# Data block start
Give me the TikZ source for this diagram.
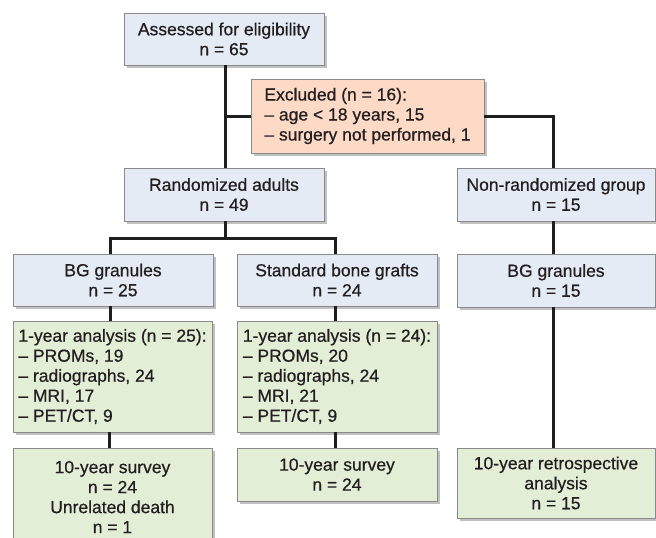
\documentclass[tikz,border=0pt]{standalone}
\usepackage{fontspec}
\setmainfont{Liberation Sans}[BoldFont={Liberation Sans}, BoldFeatures={FakeBold=0.6}]
\usetikzlibrary{shadows}
\definecolor{bluef}{HTML}{E4EBF5}
\definecolor{salmonf}{HTML}{FCDAC6}
\definecolor{greenf}{HTML}{E3EED7}
\definecolor{edgec}{HTML}{8A8A8A}
\definecolor{linec}{HTML}{1E1E1E}
\definecolor{textc}{HTML}{231F20}
\begin{document}
\begin{tikzpicture}[x=1pt,y=-1pt,
  box/.style={draw=edgec, line width=0.8pt, inner sep=0pt, align=center, text=textc,
    font=\fontsize{17.5}{20}\selectfont\bfseries,
    drop shadow={shadow xshift=2.5pt, shadow yshift=-3pt, opacity=0.35, fill=black!70}},
  bluebox/.style={box, fill=bluef},
  salmonbox/.style={box, fill=salmonf},
  greenbox/.style={box, fill=greenf},
  conn/.style={line width=3pt, draw=linec}
]
\useasboundingbox (0,0) rectangle (656,538);

\node[bluebox, minimum width=200pt, minimum height=52pt] (assess) at (224,39) {Assessed for eligibility\\n = 65};
\node[salmonbox, align=left, minimum width=233pt, minimum height=74pt] (excl) at (367.5,116) {Excluded (n = 16):\\– age < 18 years, 15\\– surgery not performed, 1};
\node[bluebox, minimum width=200pt, minimum height=53pt] (rand) at (224,194.5) {Randomized adults\\n = 49};
\node[bluebox, minimum width=198pt, minimum height=53pt] (nonr) at (556,194.5) {Non-randomized group\\n = 15};

\node[bluebox, minimum width=200pt, minimum height=52pt] (bg1) at (113,280) {BG granules\\n = 25};
\node[bluebox, minimum width=200pt, minimum height=52pt] (sbg) at (337,280) {Standard bone grafts\\n = 24};
\node[bluebox, minimum width=198pt, minimum height=53pt] (bg2) at (556,280.5) {BG granules\\n = 15};

\node[greenbox, align=left, minimum width=199pt, minimum height=111pt] (y1a) at (112.5,376.5) {1-year analysis (n = 25):\\– PROMs, 19\\– radiographs, 24\\– MRI, 17\\– PET/CT, 9};
\node[greenbox, align=left, minimum width=200pt, minimum height=111pt] (y1b) at (337,376.5) {1-year analysis (n = 24):\\– PROMs, 20\\– radiographs, 24\\– MRI, 21\\– PET/CT, 9};

\node[greenbox, minimum width=199pt, minimum height=98pt] (s10a) at (112.5,497) {10-year survey\\n = 24\\Unrelated death\\n = 1};
\node[greenbox, minimum width=200pt, minimum height=53pt] (s10b) at (337,474.5) {10-year survey\\n = 24};
\node[greenbox, minimum width=198pt, minimum height=70pt] (retro) at (556,483) {10-year retrospective\\analysis\\n = 15};

% connectors
\draw[conn] ([xshift=1pt]assess.south) -- ([xshift=1pt]rand.north);
\draw[conn] ([xshift=1pt]assess.south |- excl.west) -- (excl.west);
\draw[conn] (excl.east) -| ([xshift=-3pt]nonr.north);
\coordinate (split) at (225,238.5);
\draw[conn] ([xshift=1pt]rand.south) -- (split);
\draw[conn] ([xshift=-3pt]bg1.north) |- (split) -| ([xshift=-2pt]sbg.north);
\draw[conn] ([xshift=-3pt]nonr.south) -- ([xshift=-3pt]bg2.north);
\draw[conn] ([xshift=-3pt]bg1.south) -- ([xshift=-3pt]bg1.south |- y1a.north);
\draw[conn] ([xshift=-2pt]sbg.south) -- ([xshift=-2pt]sbg.south |- y1b.north);
\draw[conn] ([xshift=-3pt]y1a.south) -- ([xshift=-3pt]y1a.south |- s10a.north);
\draw[conn] ([xshift=-2pt]y1b.south) -- ([xshift=-2pt]y1b.south |- s10b.north);
\draw[conn] ([xshift=-3pt]bg2.south) -- ([xshift=-3pt]retro.north);
\end{tikzpicture}
\end{document}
# Data block end
Request ->
Every line is to be duplicated exactly, though pictures stay out.

Task output ->
Give me the TikZ source for this diagram.
\documentclass[tikz,border=0pt]{standalone}
\usepackage{fontspec}
\setmainfont{Liberation Sans}[BoldFont={Liberation Sans}, BoldFeatures={FakeBold=0.6}]
\usetikzlibrary{shadows}
\definecolor{bluef}{HTML}{E4EBF5}
\definecolor{salmonf}{HTML}{FCDAC6}
\definecolor{greenf}{HTML}{E3EED7}
\definecolor{edgec}{HTML}{8A8A8A}
\definecolor{linec}{HTML}{1E1E1E}
\definecolor{textc}{HTML}{231F20}
\begin{document}
\begin{tikzpicture}[x=1pt,y=-1pt,
  box/.style={draw=edgec, line width=0.8pt, inner sep=0pt, align=center, text=textc,
    font=\fontsize{17.5}{20}\selectfont\bfseries,
    drop shadow={shadow xshift=2.5pt, shadow yshift=-3pt, opacity=0.35, fill=black!70}},
  bluebox/.style={box, fill=bluef},
  salmonbox/.style={box, fill=salmonf},
  greenbox/.style={box, fill=greenf},
  conn/.style={line width=3pt, draw=linec}
]
\useasboundingbox (0,0) rectangle (656,538);

\node[bluebox, minimum width=200pt, minimum height=52pt] (assess) at (224,39) {Assessed for eligibility\\n = 65};
\node[salmonbox, align=left, minimum width=233pt, minimum height=74pt] (excl) at (367.5,116) {Excluded (n = 16):\\– age < 18 years, 15\\– surgery not performed, 1};
\node[bluebox, minimum width=200pt, minimum height=53pt] (rand) at (224,194.5) {Randomized adults\\n = 49};
\node[bluebox, minimum width=198pt, minimum height=53pt] (nonr) at (556,194.5) {Non-randomized group\\n = 15};

\node[bluebox, minimum width=200pt, minimum height=52pt] (bg1) at (113,280) {BG granules\\n = 25};
\node[bluebox, minimum width=200pt, minimum height=52pt] (sbg) at (337,280) {Standard bone grafts\\n = 24};
\node[bluebox, minimum width=198pt, minimum height=53pt] (bg2) at (556,280.5) {BG granules\\n = 15};

\node[greenbox, align=left, minimum width=199pt, minimum height=111pt] (y1a) at (112.5,376.5) {1-year analysis (n = 25):\\– PROMs, 19\\– radiographs, 24\\– MRI, 17\\– PET/CT, 9};
\node[greenbox, align=left, minimum width=200pt, minimum height=111pt] (y1b) at (337,376.5) {1-year analysis (n = 24):\\– PROMs, 20\\– radiographs, 24\\– MRI, 21\\– PET/CT, 9};

\node[greenbox, minimum width=199pt, minimum height=98pt] (s10a) at (112.5,497) {10-year survey\\n = 24\\Unrelated death\\n = 1};
\node[greenbox, minimum width=200pt, minimum height=53pt] (s10b) at (337,474.5) {10-year survey\\n = 24};
\node[greenbox, minimum width=198pt, minimum height=70pt] (retro) at (556,483) {10-year retrospective\\analysis\\n = 15};

% connectors
\draw[conn] ([xshift=1pt]assess.south) -- ([xshift=1pt]rand.north);
\draw[conn] ([xshift=1pt]assess.south |- excl.west) -- (excl.west);
\draw[conn] (excl.east) -| ([xshift=-3pt]nonr.north);
\coordinate (split) at (225,238.5);
\draw[conn] ([xshift=1pt]rand.south) -- (split);
\draw[conn] ([xshift=-3pt]bg1.north) |- (split) -| ([xshift=-2pt]sbg.north);
\draw[conn] ([xshift=-3pt]nonr.south) -- ([xshift=-3pt]bg2.north);
\draw[conn] ([xshift=-3pt]bg1.south) -- ([xshift=-3pt]bg1.south |- y1a.north);
\draw[conn] ([xshift=-2pt]sbg.south) -- ([xshift=-2pt]sbg.south |- y1b.north);
\draw[conn] ([xshift=-3pt]y1a.south) -- ([xshift=-3pt]y1a.south |- s10a.north);
\draw[conn] ([xshift=-2pt]y1b.south) -- ([xshift=-2pt]y1b.south |- s10b.north);
\draw[conn] ([xshift=-3pt]bg2.south) -- ([xshift=-3pt]retro.north);
\end{tikzpicture}
\end{document}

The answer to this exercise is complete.